The folks from ChiRunning sent me a copy of the book and DVD to review before the workshop. Within both, I was able to learn more about what ChiRunning actually is (and no, the words “Wax on, Wax off” do not appear anywhere). The concepts of ChiRunning seemed pretty legit, with a focus on biomechanics and form to make running feel easier and reduce the risk of injury.
For example, ChiRunning encourages the use of a mid-foot strike when a runner’s foot lands, as opposed to landing on the heel or the ball of the foot. When you land on the heel, you’re essentially “putting on the brakes” with each step. When you utilize the mid-foot strike, your making it easier on yourself to keep the continuous motion of your legs going seamlessly.
Here’s a video of ChiRunning’s Danny Dreyer talking about how to avoid heel striking, to give you an idea of what ChiRunning is about:
To be honest, the book is a pretty dry read. Granted, running form is not exactly juicy stuff, but still, a little bit of entertainment (might I suggest a stoned Zen Master character?) would have helped. Plus, still pictures and written descriptions can only do so much – I needed to see what I was supposed to be doing to employ the concepts of ChiRunning.
Enter the DVD. It was good to see the concepts in action, and having talking heads was slightly more entertaining than the book. As I practiced the form adjustments demonstrated in the DVD, I found myself getting frustrated: Was I doing it right? Was I making mistakes? What the hell am I doing? My poor dogs must have thought I’d finally gone batshit crazy, watching a DVD, pausing it, and running laps around the apartment cursing.
The ChiRunning Workshop
Remember Carnivore from the great NMA Chamois Cream Experiment? I asked him to come with me to the 4-hour ChiRunning workshop that Saturday morning. At first, he rolled his eyes and made jokes (“You want me to teach you how to run right, Susan? Put one foot in front of the other. Repeat. Quickly!”). Then I think secretly he was just glad I didn’t ask him to subject his frank and beans to NMA scientific inquiry again. At any rate, he agreed to come along, though both of us were already convinced the workshop would be a waste of a perfectly good Saturday morning.
We were greeted at the workshop by Mark Wallis, an extremely approachable instructor. Mark began teaching ChiRunning after discovering the skills involved with the approach eliminated injury for him during his own running. His basic philosophy: Running should be fun, comfortable, and injury-free. Running should make you happy. When you’re learning from him, you can’t help but agree.
We began the day with Mark videotaping each participant running. We then watched each person’s video and Mark helped identify each person’s cadence, or number of footfalls each minute. In ChiRunning, the ideal cadence is 174-180 footfalls per minute – most of us run with far less. The initial video also helped identify basic form errors each participant had and how they could lead to injury down the line. From there, Mark guided us through a series of drills to help us understand concepts such as keeping a straight posture; leaning forward from the ankles (as opposed to leaning backwards or from the hip); and lifting your heels to avoid the slow “marathon shuffle” so many runners settle into.

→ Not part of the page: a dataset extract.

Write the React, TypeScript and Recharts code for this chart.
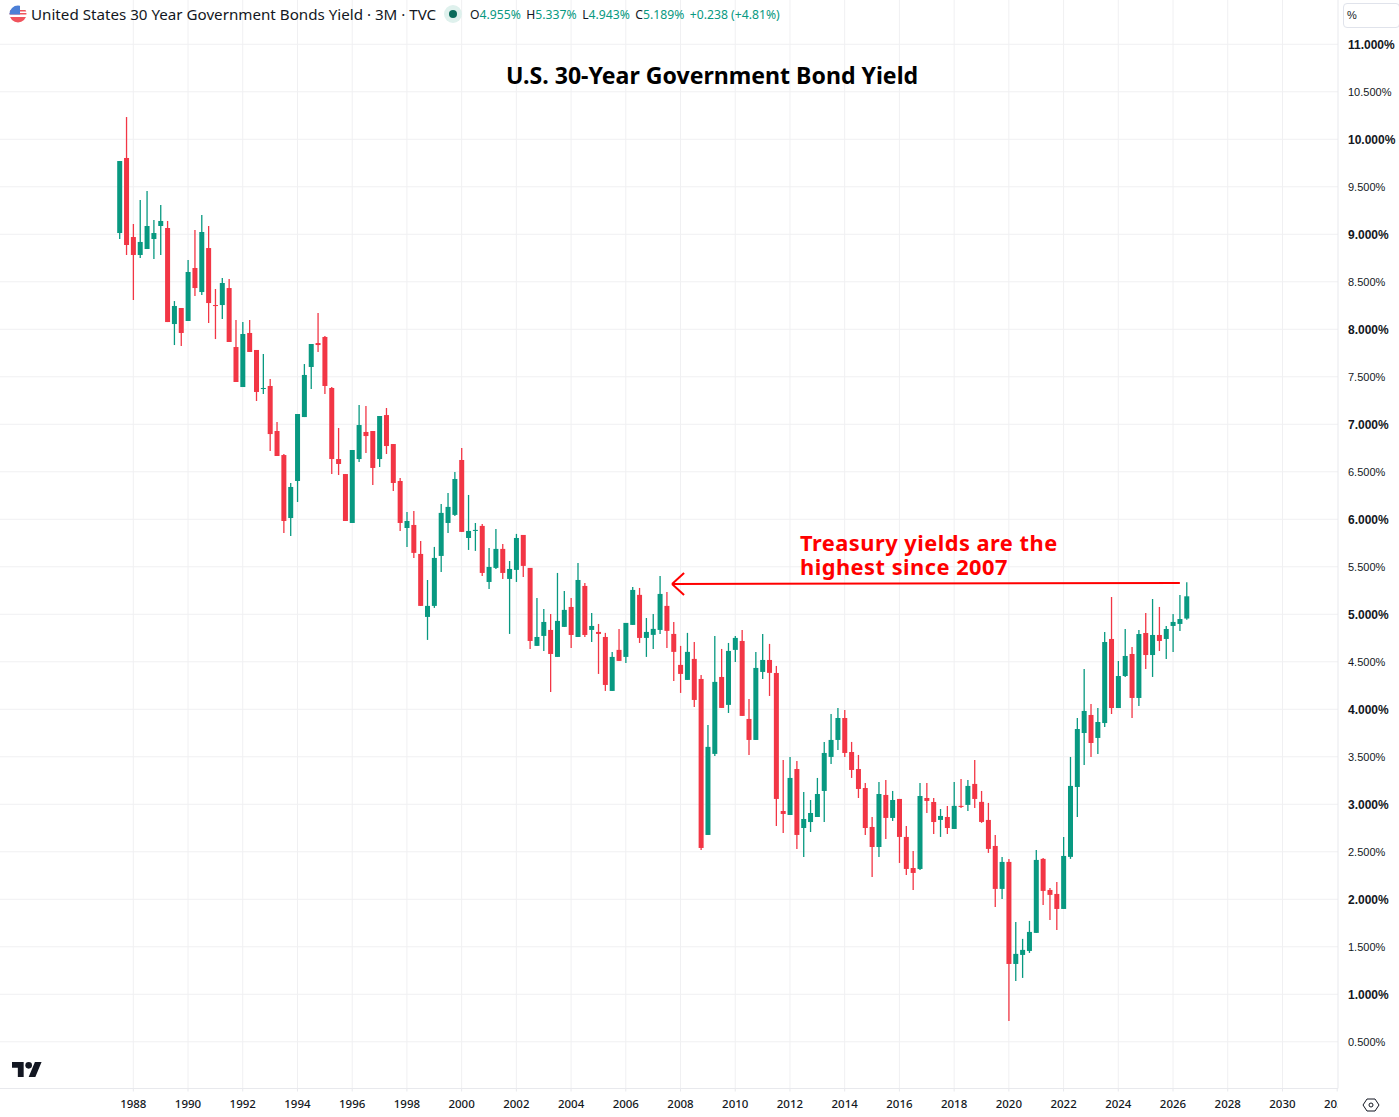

To help us see our accurate use of the mid-foot strike, Mark had us run through sand and analyze our footprints. In order to feel the correct amount of lean, we tilted our bodies so our foreheads were touching the wall. To get us to pick up our feet, we did kicking drills, Riverdance-style (the homeless people watching us in the park were thoroughly amused, I’m sure). We ran up hills and down hills, and through it all were given solid constructive criticism.
The moment of truth came when we were videotaped, once again, at the end of the workshop. It was somewhat surprising to see how quickly everyone’s form changed in such a short period of time.
Going in, C and I both thought the whole thing was going to be a load of B.S. We were so looking forward to outing ChiRunning workshops as Expensive Stupid Crap.
And we can’t. We just can’t.
Mark, our instructor, gave us some new weapons in our arsenal to make us stronger runners. We were given great feedback in the classroom, and the drills made the application to running form easy. All videos from the class were emailed to us after the workshop, along with links to multiple resources that would help us continue to monitor our progress.
Though C and I both attended the workshop as guests of ChiRunning, we agree we’d have paid for this: the video analysis alone is worth the cost of the workshop (usually $125). Having Mark there to provide us with immediate feedback during the drills is so much better than trying to figure it out yourself while reading the book or watching the DVD.
The stamp of approval: If you can afford the workshop, do it. s not a waste of a Saturday morning, and it is not, in fact, Expensive Stupid Crap.
So now, if you’ll excuse me, I have to go find someplace else to use all those stoned Himalayan monk jokes.